JAKARTA, KOMPAS.com – Wakil Ketua Dewan Perwakilan Rakyat (DPR) Fahri Hamzah berharap partai-patai politik (parpol) segera mengumumkan kandidat yang akan diusung dalam Pilpres 2019 ke publik, pascaputusan Mahkamah Konstitusi (MK) soal ambang batas pencalonan presiden.
Fahri menuturkan, akibat putusan MK tersebut pilihan masyarakat menjadi terbatas.
“Karena itu, untuk mengurangi atau menutup celah kerugian masyarakat itu, segeralah parpol itu mengumumkan siapa kandidatnya. Ini yang harus dilakukan karena harus keliling. Jangan kemudian diam. Last minute (baru umumkan),” kata Fahri ditemui di sela-sela diskusi di Jakarta, Kamis (11/1/2018).
Fahri lebih lanjut mengatakan, seharusnya pascaputusan MK, parpol segera membangun koalisi. Dengan demikian, masyarakat bisa mengenal kandidat calon presiden sejak awal.
Baca juga : Melihat Peta Politik Pilpres 2019 Pascaputusan MK soal Presidential Threshold
Direktur Eksekutif Voxpol Center Pangi Chaniago menuturkan tentu ada pihak yang merasa kecewa dengan putusan MK soal ambang batas pencalonan presiden ini.

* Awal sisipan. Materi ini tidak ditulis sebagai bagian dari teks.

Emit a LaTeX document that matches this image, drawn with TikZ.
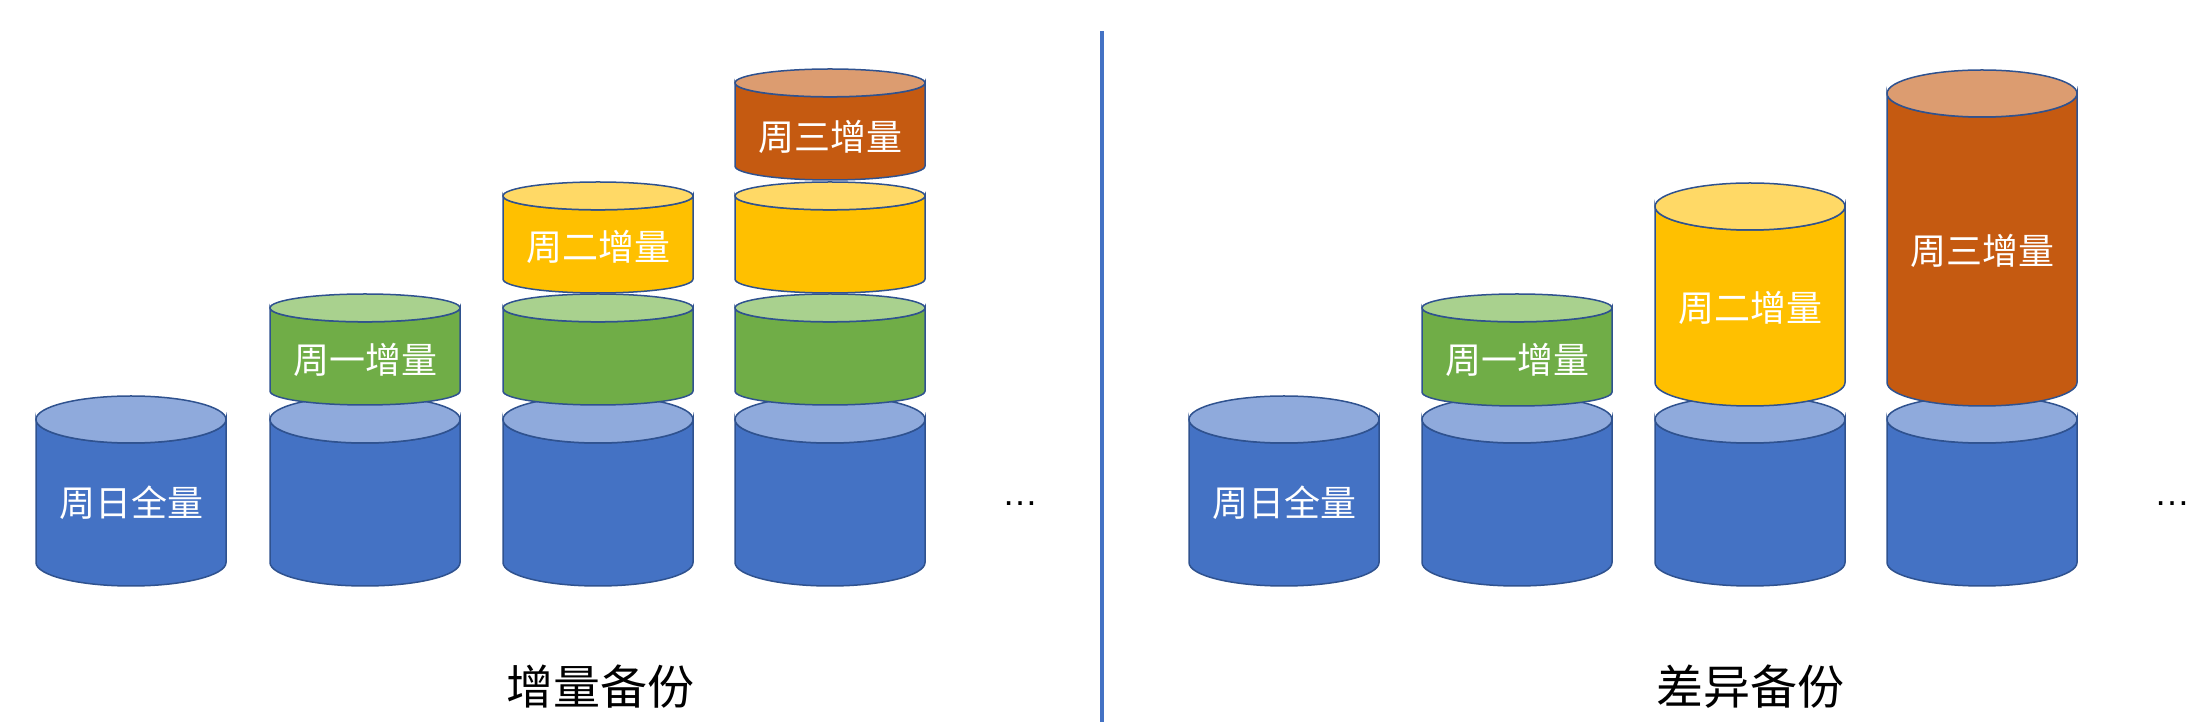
\documentclass[tikz,border=0pt]{standalone}
\usepackage{fontspec}
\setmainfont{Liberation Sans}
\newfontfamily\cjk{Noto Sans CJK SC}
\usetikzlibrary{positioning}
\definecolor{rim}{HTML}{2F528F}
\definecolor{bluebody}{HTML}{4472C4}
\definecolor{bluetop}{HTML}{8FAADC}
\definecolor{greenbody}{HTML}{70AD47}
\definecolor{greentop}{HTML}{A9D18E}
\definecolor{yellowbody}{HTML}{FFC000}
\definecolor{yellowtop}{HTML}{FFD966}
\definecolor{orangebody}{HTML}{C55A11}
\definecolor{orangetop}{HTML}{DC9C70}
\tikzset{font=\cjk}
\tikzset{drumlabel/.style={text=white,font=\cjk\fontsize{36}{40}\selectfont}}
\tikzset{caption/.style={font=\cjk\fontsize{47}{52}\selectfont}}
\tikzset{more/.style={anchor=base,font=\rmfamily\fontsize{36}{40}\selectfont}}

% #1 x centre, #2 top, #3 bottom, #4 end radius, #5 colour
\newcommand{\drum}[5]{%
  \filldraw[draw=rim,line width=1.5pt,fill=#5body]
    (#1-95,#2-#4) -- (#1-95,#3+#4)
    arc[start angle=180,end angle=360,x radius=95,y radius=#4]
    -- (#1+95,#2-#4)
    arc[start angle=0,end angle=-180,x radius=95,y radius=#4] -- cycle;
  \filldraw[draw=rim,line width=1.5pt,fill=#5top]
    (#1,#2-#4) ellipse[x radius=95,y radius=#4];
}

\begin{document}
\begin{tikzpicture}[x=1pt,y=1pt]
  \useasboundingbox (0,0) rectangle (2212,728);
  % incremental backup
  \foreach \x in {131,365,598,830}{
    \drum{\x}{332}{142}{23.5}{blue}
  };
  \foreach \x in {365,598,830}{
    \drum{\x}{434}{323}{13.9}{green}
  };
  \foreach \x in {598,830}{
    \drum{\x}{546}{435}{13.9}{yellow}
  };
  \drum{830}{659}{548}{13.9}{orange}
  \node[drumlabel] (sunA) at (131,225) {周日全量};
  \node[drumlabel] (monA) at (365,368) {周一增量};
  \node[drumlabel] (tueA) at (598,481) {周二增量};
  \node[drumlabel] (wedA) at (830,591) {周三增量};
  \node[more] (moreA) at (1020,222) {…};
  \node[caption] (incr) at (600,41) {增量备份};
  % divider
  \coordinate (divlow) at (1102,6);
  \coordinate (divhigh) at (1102,697);
  \draw[bluebody,line width=4pt] (divlow) -- (divhigh);
  % differential backup
  \foreach \x in {1284,1517,1750,1982}{
    \drum{\x}{332}{142}{23.5}{blue}
  };
  \drum{1517}{434}{322}{13.9}{green}
  \drum{1750}{545}{322}{23.5}{yellow}
  \drum{1982}{658}{322}{23.5}{orange}
  \node[drumlabel] (sunB) at (1284,225) {周日全量};
  \node[drumlabel] (monB) at (1517,368) {周一增量};
  \node[drumlabel] (tueB) at (1750,420) {周二增量};
  \node[drumlabel] (wedB) at (1982,477) {周三增量};
  \node[more] (moreB) at (2172,222) {…};
  \node[caption] (diff) at (1750,41) {差异备份};
\end{tikzpicture}
\end{document}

Akan tetapi, ada juga yang merasa senang dan diuntungkan.
Pangi mengatakan, ada-tidaknya ambang batas pencalonan presiden tersebut memang membawa risiko masing-masing. Bila ambang batas pencalonan presiden nol, maka persaingan akan makin kompetitif dan dinamis.
“Calon akan lebih banyak. Tetapi dengan ambang batas 20 persen, saya perkirakan hanya dua sampai tiga poros,” jelas Pangi.
Baca juga : Presidential Threshold, Siap-siap Calon Presiden Tunggal...
Tidak hanya soal syarat kursi/suara saja yang berat, Pangi menambahkan dari sisi elektabilitas, sulit ditemukan kandidat lain di luar dua poros Joko Widodo dan Prabowo.
“Nah apakah akan muncul poros alternatif atau kuda hitam, itu yang kita tunggu siapa namanya. Karena secara racikan elektoral, baik elektabilitas, akseptabilitas, dan popularitas sepertinya belum ada yang menonjol kecuali Jokowi dan Prabowo,” lanjut Pangi.
Akan tetapi, apabila ambang batas nol diloloskan, bisa jadi ada presiden terpilih, namun tidak memiliki partai yang kuat di parlemen.
“Misalnya Pak Hary Tanoe dia terpilih. Tetapi partainya belum tentu lolos parliamentary threshold. Kan rumit juga, jadi presiden tapi anggota parlemennya enggak ada,” pungkasnya.